• REQUIREMENTS
Restate each line of the listing exactly, without carrying over any pictures.

• SUPPLIED DATA
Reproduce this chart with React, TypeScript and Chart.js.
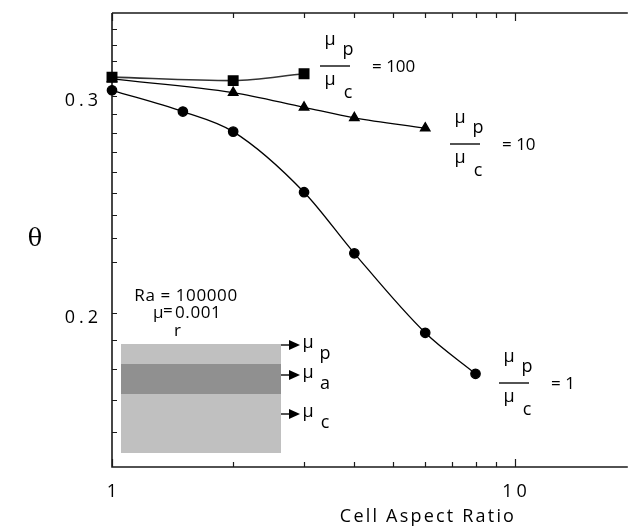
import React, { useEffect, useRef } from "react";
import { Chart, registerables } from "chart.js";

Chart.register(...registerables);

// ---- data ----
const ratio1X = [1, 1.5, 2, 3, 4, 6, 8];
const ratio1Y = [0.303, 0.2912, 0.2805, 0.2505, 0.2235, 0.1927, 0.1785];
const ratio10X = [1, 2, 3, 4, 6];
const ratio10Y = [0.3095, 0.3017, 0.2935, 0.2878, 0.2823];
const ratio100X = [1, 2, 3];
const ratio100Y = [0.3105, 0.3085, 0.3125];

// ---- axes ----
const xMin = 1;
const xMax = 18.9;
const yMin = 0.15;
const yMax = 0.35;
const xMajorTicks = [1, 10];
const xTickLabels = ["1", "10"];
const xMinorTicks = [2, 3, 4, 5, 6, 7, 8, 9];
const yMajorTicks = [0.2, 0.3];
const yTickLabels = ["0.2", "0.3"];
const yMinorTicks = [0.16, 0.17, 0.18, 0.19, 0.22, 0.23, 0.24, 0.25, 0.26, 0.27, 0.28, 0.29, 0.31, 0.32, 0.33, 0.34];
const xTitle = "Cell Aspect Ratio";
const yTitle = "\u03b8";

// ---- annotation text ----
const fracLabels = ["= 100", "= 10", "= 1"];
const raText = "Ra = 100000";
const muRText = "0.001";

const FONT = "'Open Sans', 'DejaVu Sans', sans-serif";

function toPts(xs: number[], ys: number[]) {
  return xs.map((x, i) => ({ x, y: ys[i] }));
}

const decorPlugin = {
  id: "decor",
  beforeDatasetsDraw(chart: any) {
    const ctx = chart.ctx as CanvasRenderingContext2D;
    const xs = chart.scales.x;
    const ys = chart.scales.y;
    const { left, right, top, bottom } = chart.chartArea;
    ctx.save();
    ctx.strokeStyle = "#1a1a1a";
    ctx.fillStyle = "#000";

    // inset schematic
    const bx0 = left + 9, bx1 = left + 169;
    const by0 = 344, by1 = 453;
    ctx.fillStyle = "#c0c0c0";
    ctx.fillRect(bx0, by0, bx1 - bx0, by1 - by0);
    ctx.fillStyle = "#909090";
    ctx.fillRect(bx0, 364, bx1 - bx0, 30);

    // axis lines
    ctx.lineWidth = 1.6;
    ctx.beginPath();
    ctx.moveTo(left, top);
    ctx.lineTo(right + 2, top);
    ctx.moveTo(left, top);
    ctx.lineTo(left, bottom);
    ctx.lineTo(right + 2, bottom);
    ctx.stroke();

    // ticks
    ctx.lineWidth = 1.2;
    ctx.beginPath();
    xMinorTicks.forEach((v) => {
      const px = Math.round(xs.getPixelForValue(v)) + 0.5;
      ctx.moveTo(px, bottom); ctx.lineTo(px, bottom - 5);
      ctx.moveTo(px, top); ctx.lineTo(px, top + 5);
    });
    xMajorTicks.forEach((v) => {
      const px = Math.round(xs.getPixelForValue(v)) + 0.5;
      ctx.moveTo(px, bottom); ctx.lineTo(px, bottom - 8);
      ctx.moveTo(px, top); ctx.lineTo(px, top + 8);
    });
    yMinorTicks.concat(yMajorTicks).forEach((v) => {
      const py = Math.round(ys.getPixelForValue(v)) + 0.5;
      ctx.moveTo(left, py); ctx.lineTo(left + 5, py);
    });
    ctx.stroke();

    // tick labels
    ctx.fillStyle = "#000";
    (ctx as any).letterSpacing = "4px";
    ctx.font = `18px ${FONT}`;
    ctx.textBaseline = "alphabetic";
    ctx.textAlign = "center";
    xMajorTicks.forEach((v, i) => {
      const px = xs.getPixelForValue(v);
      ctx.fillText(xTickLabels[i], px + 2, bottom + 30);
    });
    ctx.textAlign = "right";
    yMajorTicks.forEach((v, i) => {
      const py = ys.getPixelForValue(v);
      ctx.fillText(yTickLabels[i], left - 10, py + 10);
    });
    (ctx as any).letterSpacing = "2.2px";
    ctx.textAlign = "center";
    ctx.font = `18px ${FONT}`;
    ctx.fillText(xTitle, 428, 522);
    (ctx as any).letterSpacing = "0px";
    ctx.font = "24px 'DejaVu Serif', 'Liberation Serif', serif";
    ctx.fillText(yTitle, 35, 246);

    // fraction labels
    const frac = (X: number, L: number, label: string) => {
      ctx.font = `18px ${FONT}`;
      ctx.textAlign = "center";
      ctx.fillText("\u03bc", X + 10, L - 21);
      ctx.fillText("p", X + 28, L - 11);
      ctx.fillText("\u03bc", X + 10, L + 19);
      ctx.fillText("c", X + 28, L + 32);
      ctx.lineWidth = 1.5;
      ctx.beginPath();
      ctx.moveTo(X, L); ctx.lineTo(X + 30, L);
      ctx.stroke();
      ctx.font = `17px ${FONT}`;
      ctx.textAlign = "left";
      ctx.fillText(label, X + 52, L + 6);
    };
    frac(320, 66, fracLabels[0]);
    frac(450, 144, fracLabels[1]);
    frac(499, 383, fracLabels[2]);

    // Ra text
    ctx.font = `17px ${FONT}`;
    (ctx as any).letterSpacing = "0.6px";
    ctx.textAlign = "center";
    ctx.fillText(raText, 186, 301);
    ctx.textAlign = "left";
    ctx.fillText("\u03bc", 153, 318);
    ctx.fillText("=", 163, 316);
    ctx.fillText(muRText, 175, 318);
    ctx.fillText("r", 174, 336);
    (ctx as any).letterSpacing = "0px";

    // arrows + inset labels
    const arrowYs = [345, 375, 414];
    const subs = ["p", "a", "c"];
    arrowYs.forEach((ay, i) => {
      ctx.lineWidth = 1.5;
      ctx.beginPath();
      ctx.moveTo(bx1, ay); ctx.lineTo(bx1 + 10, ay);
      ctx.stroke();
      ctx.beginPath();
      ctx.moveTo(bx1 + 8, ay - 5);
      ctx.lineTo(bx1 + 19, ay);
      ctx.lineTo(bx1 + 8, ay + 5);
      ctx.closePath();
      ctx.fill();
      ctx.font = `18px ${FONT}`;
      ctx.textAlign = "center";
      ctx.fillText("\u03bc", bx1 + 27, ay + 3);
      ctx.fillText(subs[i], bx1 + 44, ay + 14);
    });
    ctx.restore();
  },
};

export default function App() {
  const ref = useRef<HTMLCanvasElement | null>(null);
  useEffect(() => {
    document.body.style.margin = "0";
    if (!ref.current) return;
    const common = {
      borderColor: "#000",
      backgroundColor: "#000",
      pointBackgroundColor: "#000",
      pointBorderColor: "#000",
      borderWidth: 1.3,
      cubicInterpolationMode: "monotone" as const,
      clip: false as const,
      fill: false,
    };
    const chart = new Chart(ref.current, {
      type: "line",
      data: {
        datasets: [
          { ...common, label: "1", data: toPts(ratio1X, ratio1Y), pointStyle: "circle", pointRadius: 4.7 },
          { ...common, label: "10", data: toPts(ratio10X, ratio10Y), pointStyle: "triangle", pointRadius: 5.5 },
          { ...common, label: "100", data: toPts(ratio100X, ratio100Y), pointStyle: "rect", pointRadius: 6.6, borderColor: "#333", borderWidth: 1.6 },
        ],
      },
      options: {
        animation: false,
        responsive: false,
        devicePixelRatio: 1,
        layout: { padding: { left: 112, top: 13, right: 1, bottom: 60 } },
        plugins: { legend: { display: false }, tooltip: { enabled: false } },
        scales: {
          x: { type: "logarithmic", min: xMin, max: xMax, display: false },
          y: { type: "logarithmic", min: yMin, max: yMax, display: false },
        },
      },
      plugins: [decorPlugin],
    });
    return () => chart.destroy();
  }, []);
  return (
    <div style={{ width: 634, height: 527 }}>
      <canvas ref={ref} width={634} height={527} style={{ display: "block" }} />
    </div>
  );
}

• ANSWER TO THE EXERCISE
Reproduce this chart with React, TypeScript and Chart.js.
import React, { useEffect, useRef } from "react";
import { Chart, registerables } from "chart.js";

Chart.register(...registerables);

// ---- data ----
const ratio1X = [1, 1.5, 2, 3, 4, 6, 8];
const ratio1Y = [0.303, 0.2912, 0.2805, 0.2505, 0.2235, 0.1927, 0.1785];
const ratio10X = [1, 2, 3, 4, 6];
const ratio10Y = [0.3095, 0.3017, 0.2935, 0.2878, 0.2823];
const ratio100X = [1, 2, 3];
const ratio100Y = [0.3105, 0.3085, 0.3125];

// ---- axes ----
const xMin = 1;
const xMax = 18.9;
const yMin = 0.15;
const yMax = 0.35;
const xMajorTicks = [1, 10];
const xTickLabels = ["1", "10"];
const xMinorTicks = [2, 3, 4, 5, 6, 7, 8, 9];
const yMajorTicks = [0.2, 0.3];
const yTickLabels = ["0.2", "0.3"];
const yMinorTicks = [0.16, 0.17, 0.18, 0.19, 0.22, 0.23, 0.24, 0.25, 0.26, 0.27, 0.28, 0.29, 0.31, 0.32, 0.33, 0.34];
const xTitle = "Cell Aspect Ratio";
const yTitle = "\u03b8";

// ---- annotation text ----
const fracLabels = ["= 100", "= 10", "= 1"];
const raText = "Ra = 100000";
const muRText = "0.001";

const FONT = "'Open Sans', 'DejaVu Sans', sans-serif";

function toPts(xs: number[], ys: number[]) {
  return xs.map((x, i) => ({ x, y: ys[i] }));
}

const decorPlugin = {
  id: "decor",
  beforeDatasetsDraw(chart: any) {
    const ctx = chart.ctx as CanvasRenderingContext2D;
    const xs = chart.scales.x;
    const ys = chart.scales.y;
    const { left, right, top, bottom } = chart.chartArea;
    ctx.save();
    ctx.strokeStyle = "#1a1a1a";
    ctx.fillStyle = "#000";

    // inset schematic
    const bx0 = left + 9, bx1 = left + 169;
    const by0 = 344, by1 = 453;
    ctx.fillStyle = "#c0c0c0";
    ctx.fillRect(bx0, by0, bx1 - bx0, by1 - by0);
    ctx.fillStyle = "#909090";
    ctx.fillRect(bx0, 364, bx1 - bx0, 30);

    // axis lines
    ctx.lineWidth = 1.6;
    ctx.beginPath();
    ctx.moveTo(left, top);
    ctx.lineTo(right + 2, top);
    ctx.moveTo(left, top);
    ctx.lineTo(left, bottom);
    ctx.lineTo(right + 2, bottom);
    ctx.stroke();

    // ticks
    ctx.lineWidth = 1.2;
    ctx.beginPath();
    xMinorTicks.forEach((v) => {
      const px = Math.round(xs.getPixelForValue(v)) + 0.5;
      ctx.moveTo(px, bottom); ctx.lineTo(px, bottom - 5);
      ctx.moveTo(px, top); ctx.lineTo(px, top + 5);
    });
    xMajorTicks.forEach((v) => {
      const px = Math.round(xs.getPixelForValue(v)) + 0.5;
      ctx.moveTo(px, bottom); ctx.lineTo(px, bottom - 8);
      ctx.moveTo(px, top); ctx.lineTo(px, top + 8);
    });
    yMinorTicks.concat(yMajorTicks).forEach((v) => {
      const py = Math.round(ys.getPixelForValue(v)) + 0.5;
      ctx.moveTo(left, py); ctx.lineTo(left + 5, py);
    });
    ctx.stroke();

    // tick labels
    ctx.fillStyle = "#000";
    (ctx as any).letterSpacing = "4px";
    ctx.font = `18px ${FONT}`;
    ctx.textBaseline = "alphabetic";
    ctx.textAlign = "center";
    xMajorTicks.forEach((v, i) => {
      const px = xs.getPixelForValue(v);
      ctx.fillText(xTickLabels[i], px + 2, bottom + 30);
    });
    ctx.textAlign = "right";
    yMajorTicks.forEach((v, i) => {
      const py = ys.getPixelForValue(v);
      ctx.fillText(yTickLabels[i], left - 10, py + 10);
    });
    (ctx as any).letterSpacing = "2.2px";
    ctx.textAlign = "center";
    ctx.font = `18px ${FONT}`;
    ctx.fillText(xTitle, 428, 522);
    (ctx as any).letterSpacing = "0px";
    ctx.font = "24px 'DejaVu Serif', 'Liberation Serif', serif";
    ctx.fillText(yTitle, 35, 246);

    // fraction labels
    const frac = (X: number, L: number, label: string) => {
      ctx.font = `18px ${FONT}`;
      ctx.textAlign = "center";
      ctx.fillText("\u03bc", X + 10, L - 21);
      ctx.fillText("p", X + 28, L - 11);
      ctx.fillText("\u03bc", X + 10, L + 19);
      ctx.fillText("c", X + 28, L + 32);
      ctx.lineWidth = 1.5;
      ctx.beginPath();
      ctx.moveTo(X, L); ctx.lineTo(X + 30, L);
      ctx.stroke();
      ctx.font = `17px ${FONT}`;
      ctx.textAlign = "left";
      ctx.fillText(label, X + 52, L + 6);
    };
    frac(320, 66, fracLabels[0]);
    frac(450, 144, fracLabels[1]);
    frac(499, 383, fracLabels[2]);

    // Ra text
    ctx.font = `17px ${FONT}`;
    (ctx as any).letterSpacing = "0.6px";
    ctx.textAlign = "center";
    ctx.fillText(raText, 186, 301);
    ctx.textAlign = "left";
    ctx.fillText("\u03bc", 153, 318);
    ctx.fillText("=", 163, 316);
    ctx.fillText(muRText, 175, 318);
    ctx.fillText("r", 174, 336);
    (ctx as any).letterSpacing = "0px";

    // arrows + inset labels
    const arrowYs = [345, 375, 414];
    const subs = ["p", "a", "c"];
    arrowYs.forEach((ay, i) => {
      ctx.lineWidth = 1.5;
      ctx.beginPath();
      ctx.moveTo(bx1, ay); ctx.lineTo(bx1 + 10, ay);
      ctx.stroke();
      ctx.beginPath();
      ctx.moveTo(bx1 + 8, ay - 5);
      ctx.lineTo(bx1 + 19, ay);
      ctx.lineTo(bx1 + 8, ay + 5);
      ctx.closePath();
      ctx.fill();
      ctx.font = `18px ${FONT}`;
      ctx.textAlign = "center";
      ctx.fillText("\u03bc", bx1 + 27, ay + 3);
      ctx.fillText(subs[i], bx1 + 44, ay + 14);
    });
    ctx.restore();
  },
};

export default function App() {
  const ref = useRef<HTMLCanvasElement | null>(null);
  useEffect(() => {
    document.body.style.margin = "0";
    if (!ref.current) return;
    const common = {
      borderColor: "#000",
      backgroundColor: "#000",
      pointBackgroundColor: "#000",
      pointBorderColor: "#000",
      borderWidth: 1.3,
      cubicInterpolationMode: "monotone" as const,
      clip: false as const,
      fill: false,
    };
    const chart = new Chart(ref.current, {
      type: "line",
      data: {
        datasets: [
          { ...common, label: "1", data: toPts(ratio1X, ratio1Y), pointStyle: "circle", pointRadius: 4.7 },
          { ...common, label: "10", data: toPts(ratio10X, ratio10Y), pointStyle: "triangle", pointRadius: 5.5 },
          { ...common, label: "100", data: toPts(ratio100X, ratio100Y), pointStyle: "rect", pointRadius: 6.6, borderColor: "#333", borderWidth: 1.6 },
        ],
      },
      options: {
        animation: false,
        responsive: false,
        devicePixelRatio: 1,
        layout: { padding: { left: 112, top: 13, right: 1, bottom: 60 } },
        plugins: { legend: { display: false }, tooltip: { enabled: false } },
        scales: {
          x: { type: "logarithmic", min: xMin, max: xMax, display: false },
          y: { type: "logarithmic", min: yMin, max: yMax, display: false },
        },
      },
      plugins: [decorPlugin],
    });
    return () => chart.destroy();
  }, []);
  return (
    <div style={{ width: 634, height: 527 }}>
      <canvas ref={ref} width={634} height={527} style={{ display: "block" }} />
    </div>
  );
}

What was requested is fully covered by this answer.